When solving any system of equations (2 unknown and 2 equations, 3 unknowns and three equations, 4 unknowns and 4 equations, and so on...) it's entirely possible you'll wind up with a contradiction, like 0=8, or some other nonsensical result. In this case, all it means that there is no solution that will satisfy all the equations. So, your assertion is correct.

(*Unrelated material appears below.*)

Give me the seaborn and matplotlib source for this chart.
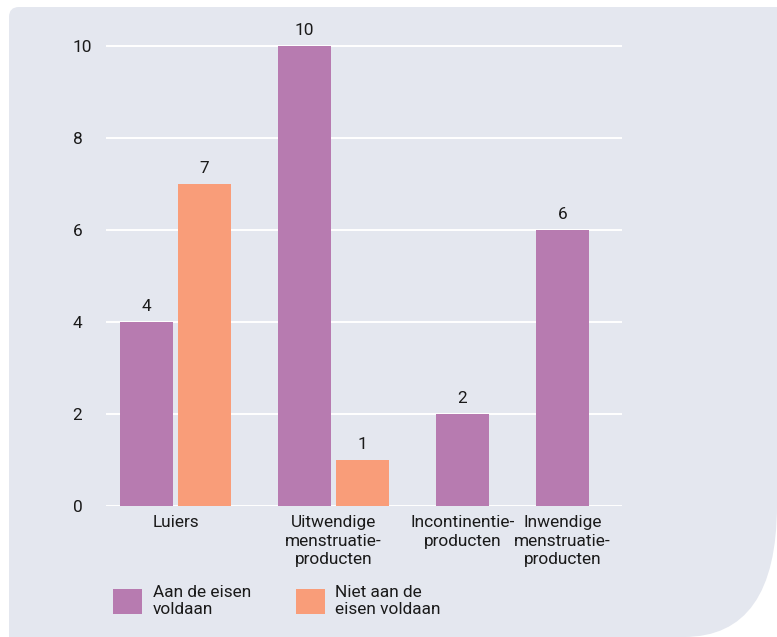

That means that there is no single point that is on all three plans. As you also state, it could be that one plane intersects the other two, which may well be parallel. The easiest way to check that is to take the dot product of the vectors represented by two of the planes. For instance, say the first two planes are given by the equations:
A1x + B1y + C1z = D1
A2x + B2y + C2z = D2
So we could evaluate the dot product of the vector <A1 B1 C1> with <A2 B2 C2>:
<A1 B1 C1> ∙ <A2 B2 C2>
which evaluates to
(A1 * A2) + (B1 * B2) + (C1 * C2)
which you can obtain a numerical solution for.
The two planes are perpendicular to one another if this evaluates to zero. Otherwise, they are not perpendicular to one another.

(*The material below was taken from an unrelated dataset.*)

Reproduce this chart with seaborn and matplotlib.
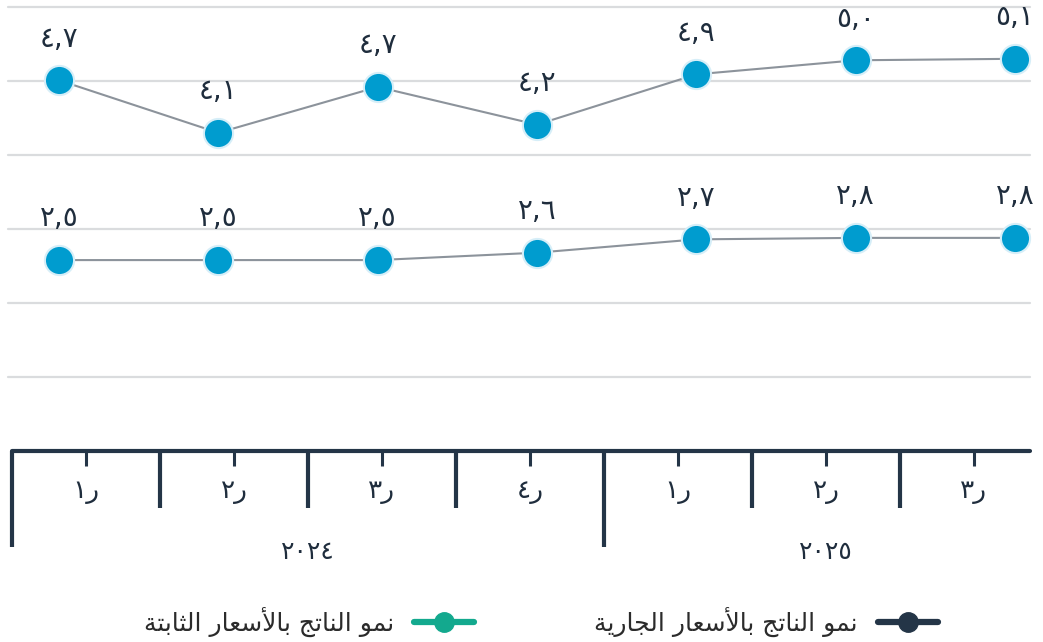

The two planes are parallel if A1,B1, and C1 are all the same multiple of A2, B2, and C2 respectively. For example, the two planes
6x - 3y + (3/2)z = 0
12x - 6y + 3z = 0
Are parallel, because the second plane's coefficients are all factors of 2 of the first.
You can evaluate all the planes in this manner to see which two (if any) are parallel, perpendicular, or otherwise to one another.